The private school will become fully co-educational for the first time in its history from September 2025.
The introduction of boys to its senior school for the start of the 2025 academic year has been designed to offer youngsters the opportunity for mixed-gender education up to the age of 18 for the first time in the history of Warwick Schools Foundation.
The Foundation includes Warwick School for boys and King’s High School for girls, so the move will make Kingsley the first mixed senior school in the Foundation, which also includes Warwick Junior School and Warwick Preparatory School.
The Kingsley Preparatory School already takes boys up until age 11, which means they currently have to move to another school in the Foundation or elsewhere in the area.
Sally Austin, Chair of Foundation Governors, said the move will offer greater choice to parents in the area. “Our pupils learning to work side by side with those with different interests and talents is an invaluable life skill,” she added.
“We believe that it is therefore important for all pupils, regardless of whether they are girls or boys, to interact as part of their school experience.
“This is happening on our Warwick Campus, in a 'best of both worlds' environment, where girls and boys have numerous opportunities to work together.
“That approach has been hindered at Kingsley due to location and we have concluded that offering a selective, co-educational school as part of the Foundation's charitable activities offers even greater choice to parents.
"This will function alongside greater opportunities for collaboration with our Warwick Campus schools.”
Former Kingsley parent and Chair of Kingsley Governors, Maureen Hicks, commented: “The continuity of currently serving on the Kingsley School Committee as a Governor of Warwick Schools Foundation keeps me close and that is important to me.
“Kingsley’s future has and always will be at the heart of all our decisions.
“By investing and expanding opportunities to experience a Kingsley education, the Foundation will further elevate the Kingsley offer and provide the springboard for many more young people to succeed in a modern world.”

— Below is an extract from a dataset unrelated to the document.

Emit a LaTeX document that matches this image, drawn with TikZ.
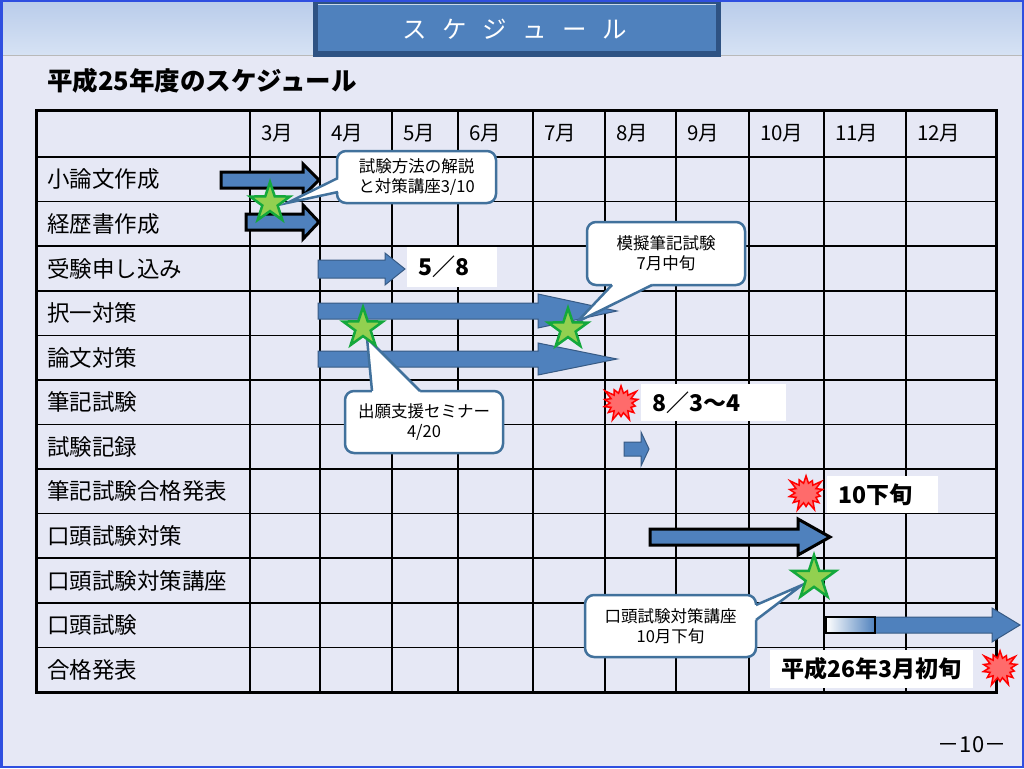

The Kingsley School, which celebrates its 140th anniversary next year, will admit boys into Years 7 and 12 from September 2025, with the aim of achieving an equal gender split over the next few years.
Sally Austin said: “The family atmosphere at Kingsley is an important part of its identity – where each individual is known, nurtured, and empowered.
“The senior team at Kingsley and the wider Foundation are all really excited about how the values, ethos and academic standards of Kingsley will now be available to both boys and girls.”
Richard Nicholson, Principal of Warwick Schools Foundation added: “Giving two years’ notice also means that parents with children in Year 5 can now consider Kingsley for their sons as well as their daughters.
“Staff and parents have been fully informed of the new plans and while our staff in the senior school are experts in teaching girls, many have significant expertise teaching in a co-educational setting. The Foundation, through Warwick School, also has unparalleled experience in teaching and nurturing boys.
“This means that we have a unique insight into ensuring that both girls and boys flourish and have the best possible experience academically and in their co-curricular programme.”
A major series of investments in the school have already been announced – in facilities, and educational programmes.
The redevelopment of the 17 acres of sports fields in Leamington forms part of wider sporting developments for Warwick Schools Foundation, including at their Myton Road campus, which will see the schools able to offer the most comprehensive sports opportunities in the region.
The Kingsley School started life as Leamington High School and was renamed in 1949 to reflect the role of Rose Kingsley, who founded the school in 1884 with the support of Dr Joseph Wood, later Headmaster of Harrow.
Rose was a prolific writer and the elder daughter of Victorian author of The Water Babies, Charles Kingsley.